Currently the demand in the commercial property rental market in Gauteng seems to be fairly lacklustre and on a whole this situation is set to continue for quite some time. This is the opinion of Rodney Luntz, MD of High Street Property Co.
"Despite what seems to be a fairly negative outlook, there are pockets of areas in northern Johannesburg where the demand for office space has in fact increased over the past twelve months and subsequently this equates to lower vacancy rates in those particular areas. Recent examples are Illovo where A-grade vacancy has decreased from 2.9% to 1.2% for the period June 2010 to June 2011. We have also seen a decrease in A grade vacancies in Rivonia, Melrose, Rosebank, Sunninghill and Woodmead," says Luntz.
"Through interaction with both landlords and tenants we have tracked these trends and seen that these areas tend to be prime nodes and tenants are taking advantage of the soft market to move into these areas at reduced rentals," he continues.

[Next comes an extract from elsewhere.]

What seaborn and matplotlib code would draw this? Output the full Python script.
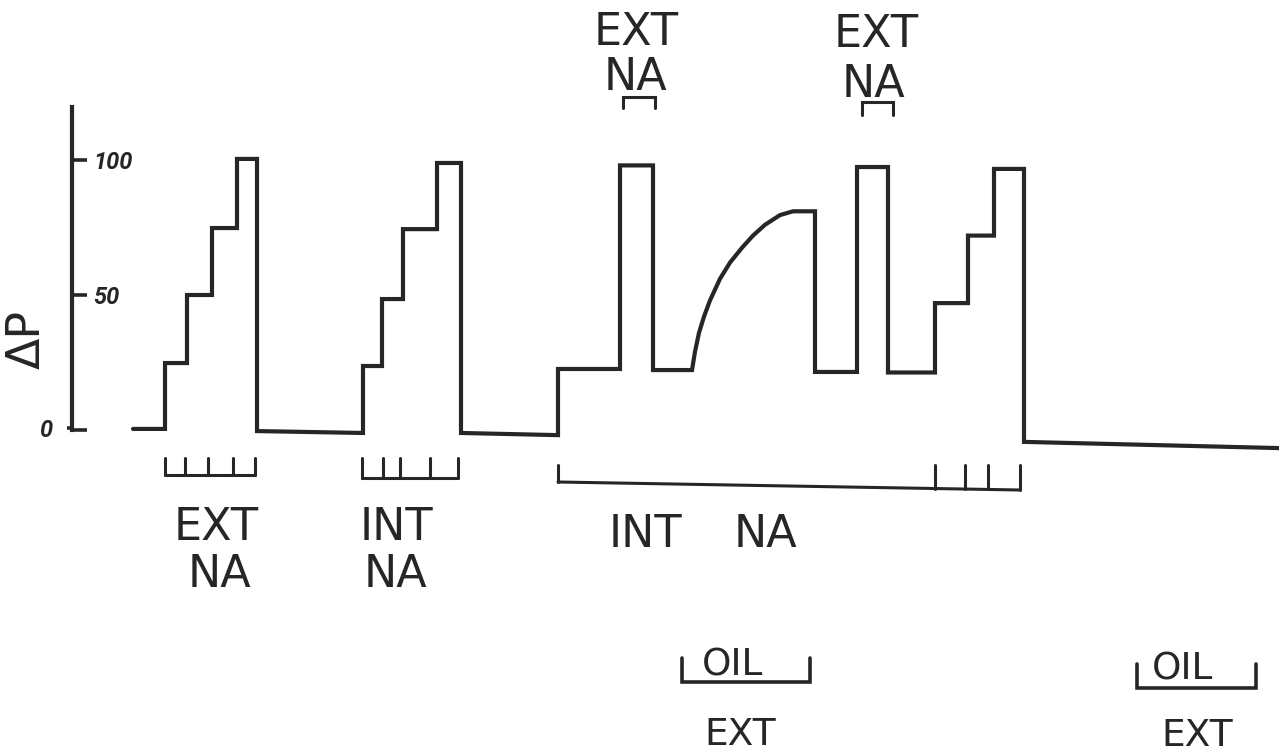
import numpy as np
import pandas as pd
import matplotlib
matplotlib.use("Agg")
import matplotlib.pyplot as plt
import seaborn as sns

# ---------------- data ----------------
# recorded trace: time (arbitrary units) and pressure difference ΔP
trace_time = [133, 165, 165, 187, 187, 212, 212, 237, 237, 257, 257,
              363, 363, 382, 382, 403, 403, 437, 437, 461, 461,
              558, 558, 620, 620, 653, 653, 692]
trace_dp = [0.4, 0.4, 24.8, 24.8, 50, 50, 74.8, 74.8, 100.4, 100.4, -0.4,
            -1.1, 23.7, 23.7, 48.5, 48.5, 74.4, 74.4, 98.9, 98.9, -1.1,
            -1.9, 22.6, 22.6, 98, 98, 22.2, 22.2]
curve_time = [695, 699, 704, 710, 720, 730, 742, 753, 765, 780, 793, 815]
curve_dp = [29, 36, 42, 48, 56, 62, 67.5, 72, 76, 79.6, 81, 81]
tail_time = [815, 857, 857, 888, 888, 935, 935, 968, 968, 994, 994, 1024, 1024, 1279]
tail_dp = [21.5, 21.5, 97.4, 97.4, 21.3, 21.3, 47, 47, 72, 72, 96.7, 96.7, -4.4, -6.7]

y_ticks = [0, 50, 100]
y_tick_labels = ["0", "50", "100"]
y_label = "ΔP"

# stimulus marks under the trace
marks_ext_na = [165, 185, 208, 233, 255]
marks_int_na = [362, 383, 400, 430, 458]
marks_int_na_long = [558, 935, 965, 988, 1020]
marks_top = [(623, 655), (862, 893)]
marks_oil = [(682, 810), (1137, 1256)]

# ---------------- layout helpers (pixel -> ΔP scale) ----------------
Y0_PX, PX_PER_UNIT = 430.0, 2.7
def V(py):
    return (Y0_PX - py) / PX_PER_UNIT

INK = "#262626"
W, H = 1279, 756

sns.set_style("white")
plt.rcParams["font.family"] = ["DejaVu Sans"]

fig = plt.figure(figsize=(W / 100, H / 100), dpi=100)
ax = fig.add_axes([0, 0, 1, 1])

df = pd.DataFrame({
    "t": trace_time + curve_time + tail_time,
    "dp": trace_dp + curve_dp + tail_dp,
})
sns.lineplot(data=df, x="t", y="dp", sort=False, estimator=None,
             color=INK, lw=3.0, ax=ax, solid_joinstyle="miter")

ax.set_xlim(0, W)
ax.set_ylim(V(H), V(0))
ax.set_xlabel("")
ax.set_ylabel("")

# axis: a single vertical spine at x=72 with ticks pointing right
for s in ["top", "bottom", "left"]:
    ax.spines[s].set_visible(False)
ax.spines["right"].set_position(("data", 72))
ax.spines["right"].set_bounds(V(430), V(107))
ax.spines["right"].set_linewidth(3.0)
ax.spines["right"].set_color(INK)
ax.set_xticks([])
ax.yaxis.set_ticks_position("right")
ax.set_yticks(y_ticks)
ax.set_yticklabels(["" if l == "0" else l for l in y_tick_labels])
TICK_FONT = ["Roboto", "DejaVu Sans"]
ax.tick_params(axis="y", direction="out", length=11, width=2.6, color=INK,
               pad=4, labelsize=17, labelcolor=INK)
for lab in ax.get_yticklabels():
    lab.set_fontstyle("italic")
    lab.set_fontweight("bold")
    lab.set_family(TICK_FONT)
ax.text(46, V(430), y_tick_labels[0], fontsize=17, fontstyle="italic",
        fontweight="bold", family=TICK_FONT,
        color=INK, ha="center", va="center")
ax.plot([67, 72], [V(428), V(428)], color=INK, lw=2.6, solid_capstyle="butt")

ax.text(27, V(339), y_label, rotation=90, fontsize=33, color=INK,
        ha="center", va="center")

# ---------------- brackets ----------------
BLW = 2.2
def under_bracket(marks, y_base_l, y_base_r, y_top):
    xs = [marks[0], marks[-1]]
    ax.plot(xs, [V(y_base_l), V(y_base_r)], color=INK, lw=BLW)
    for m in marks:
        yb = y_base_l + (y_base_r - y_base_l) * (m - xs[0]) / (xs[1] - xs[0])
        ax.plot([m, m], [V(yb), V(y_top)], color=INK, lw=BLW)

under_bracket(marks_ext_na, 475, 475, 458)
under_bracket(marks_int_na, 478, 478, 458)
under_bracket(marks_int_na_long, 482, 490, 465)

def cap_bracket(x0, x1, y_top, y_bot):
    ax.plot([x0, x0, x1, x1], [V(y_bot), V(y_top), V(y_top), V(y_bot)],
            color=INK, lw=BLW, solid_joinstyle="miter")

cap_bracket(*marks_top[0], 97, 108)
cap_bracket(*marks_top[1], 102, 115)

def cup_bracket(x0, x1, y_top, y_bot):
    ax.plot([x0, x0, x1, x1], [V(y_top), V(y_bot), V(y_bot), V(y_top)],
            color=INK, lw=2.6, solid_joinstyle="miter")

cup_bracket(*marks_oil[0], 658, 682)
cup_bracket(*marks_oil[1], 664, 688)

# ---------------- labels ----------------
FS = 32
def lab(x, y_baseline, s, fs=FS):
    ax.text(x, V(y_baseline), s, fontsize=fs, color=INK,
            ha="center", va="baseline")

lab(636, 45, "EXT"); lab(636, 90, "NA")
lab(876, 47, "EXT"); lab(874, 97, "NA")
lab(216, 540, "EXT"); lab(220, 587, "NA")
lab(396, 540, "INT"); lab(396, 587, "NA")
lab(645, 547, "INT"); lab(765, 547, "NA")
lab(733, 676, "OIL", 27); lab(740, 745, "EXT", 27)
lab(1183, 680, "OIL", 27); lab(1197, 746, "EXT", 27)

fig.savefig("out.png", dpi=100, facecolor="white")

In comparison, Sandton, however, has experienced an increase in A grade vacancies for the same period from 7.7% to 8.4%. "This is going to be exacerbated with the ongoing development currently taking place and planned for the Sandton CBD. Research shows that there are over 30 development applications currently in for approval. Given the state of the current market, this is a risky approach; however, with increasing holding costs, developers can't wait forever. If developments do go up on speculation, this will clearly increase the vacancies in the area drastically.
Increase in vacancies puts pressure on rentals
Similarly, Rosebank is also of concern. Currently it does look better than Sandton with a slight take up of vacancies. Vacancies in June 2010 for A grade buildings were 17.9%, in comparison to June 2011 vacancies which were at 16.6%.
"With increased vacancies comes pressure on rentals. Despite the situation, there has been robust rental growth in certain select areas such as Sandton CBD at 11%, Parktown at 10%, Bryanston at 7%, Illovo at 4% and Rivonia at 2%. When looking at each area in more depth, trends show that whilst Sandton vacancies went up slightly, the rental growth increased. Normally this would seem to be an anomaly, but in this market it demonstrates the attractiveness of Sandton as an office node and the fact that tenants who want to be in the area are prepared to pay," Luntz says.
The node of Parktown also showed an increase in vacancies of 1.1%, but rentals grew at 10%. Feedback on this indicates that this is due to rentals in Parktown coming off a very low base. Bryanston's vacancies decreased by 1.4% to 7.2% which translated into rental growth of 7%.
Rosebank showed a decline in rental growth at -2%, notwithstanding that it had a decline in vacancies. As with the situation in Rivonia, such a high vacancy level will cap any increase in rentals and as in Rosebank's case even force rentals to go into minus territory.